American critics, who tend to be fans of Hong Kong movies, lavish films like Kung Fu Hustle with comparisons to everything from Buster Keaton slapstick to Road Runner cartoons. While such compliments are appropriate and evocative, they miss some of the ways that Hong Kong films are truly, deeply sui generis. More than being unlike any Western movies, these high-flying action spectacles, at once wrenchingly physical and oddly ethereal, often display very unexpected, off-kilter relations even to the genre conventions they are supposed to embody.

In Kung Fu Hustle, the weirdest thing is that there’s no main character, no protagonist, no action hero. (If Chow were trying to claim the crown of Luis Bunuel rather than Jackie Chan, this would be more understandable.) The story focuses on one set of characters, a protagonist seems to emerge, but then the narrative twists in another surprising direction, and we’re left guessing again.

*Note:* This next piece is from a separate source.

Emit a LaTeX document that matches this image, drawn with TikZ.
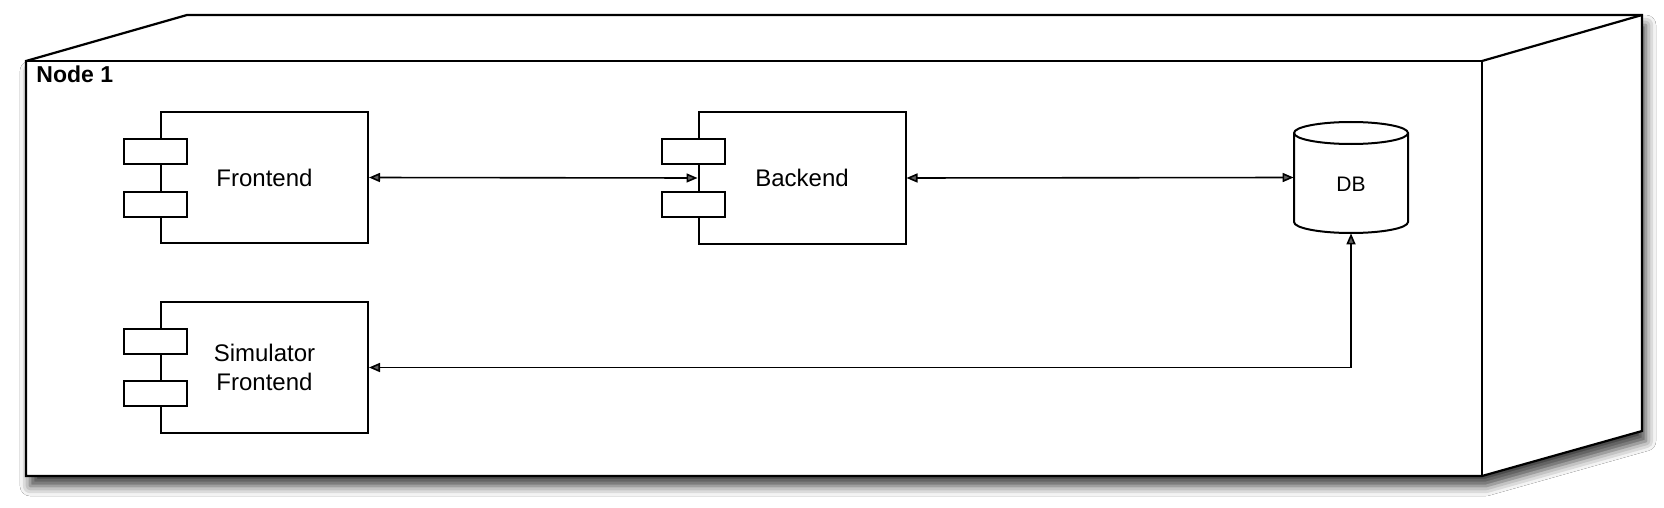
\documentclass[tikz,border=0pt]{standalone}
\usepackage{fontspec}
\setmainfont{Liberation Sans}
\usetikzlibrary{arrows.meta,shadows.blur}
\begin{document}
\begin{tikzpicture}[x=0.5pt,y=-0.5pt,
  comp/.style={draw, line width=1pt, fill=white, minimum width=103.5pt, minimum height=65.5pt, inner sep=0pt, align=center, font=\fontsize{12}{14.5}\selectfont},
  port/.style={draw, line width=1pt, fill=white, minimum width=31.5pt, minimum height=12.5pt, inner sep=0pt},
  tipx/.tip={Triangle[length=5.5pt,width=4.5pt]},
  link/.style={line width=0.8pt, tipx-tipx},
  outline/.style={line width=1.1pt, line join=miter}]
\useasboundingbox (0,0) rectangle (1664,508);
\fill[white] (0,0) rectangle (1664,508);
% 3D node box
\coordinate (fl) at (26,61);
\coordinate (bl) at (187,15);
\coordinate (br) at (1642,15);
\coordinate (bbr) at (1642,431);
\coordinate (fbr) at (1482,476);
\coordinate (fbl) at (26,476);
\coordinate (ftr) at (1482,61);
\draw[outline, fill=white, blur shadow={shadow xshift=2pt, shadow yshift=-5pt, shadow blur radius=5pt, shadow opacity=75}]
  (fl) -- (bl) -- (br) -- (bbr) -- (fbr) -- (fbl) -- cycle;
\draw[outline] (fl) -- (ftr) -- (fbr);
\draw[outline] (ftr) -- (br);
\node[anchor=base west, font=\fontsize{11.5}{13}\selectfont\bfseries, inner sep=0pt] (title) at (36,83) {Node 1};
% components
\node[comp] (fe) at (264.5,177.5) {Frontend};
\node[port] (fe1) at (155.5,151) {};
\node[port] (fe2) at (155.5,204.5) {};
\node[comp] (be) at (802,178) {Backend};
\node[port] (be1) at (693,151) {};
\node[port] (be2) at (693,204.5) {};
\node[comp] (sim) at (264.5,367.5) {Simulator\\Frontend};
\node[port] (sim1) at (155.5,341) {};
\node[port] (sim2) at (155.5,393.5) {};
% database
\node[minimum width=57pt, minimum height=55.5pt, inner sep=0pt] (db) at (1351,177.5) {};
\draw[line width=1pt, fill=white] (1294,133) -- (1294,222) arc (180:360:28.5pt and 5.5pt) -- (1408,133) arc (0:180:28.5pt and 5.5pt) -- cycle;
\draw[line width=1pt] (1294,133) arc (180:360:28.5pt and 5.5pt);
\node[font=\fontsize{10.5}{12}\selectfont] (dbl) at (1351,184.5) {DB};
% connectors
\draw[link] (fe.east) -- (be.west);
\draw[link] (be.east) -- (db.west);
\draw[link] (db.south) |- (sim.east);
\end{tikzpicture}
\end{document}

Anyone advising Chow on maximizing his worldwide profits surely would have argued against such a gambit. Successful movies of the commercial sort demand clear hero-protagonists and conventionally-patterned stories, do they not? No doubt. But one of the great glories of Hong Kong cinema is its sense of imaginative anarchy, a penchant that produces more everyday artistic daring than you will find in any other cinema anywhere in the world.

So let us hope that American audiences will leave their expectations behind and take the imaginative leap that Stephen Chow offers them. He is a major talent, and our cinema could use a dose of the gutsy brilliance that lurks behind the drab facades of Pig Sty Alley.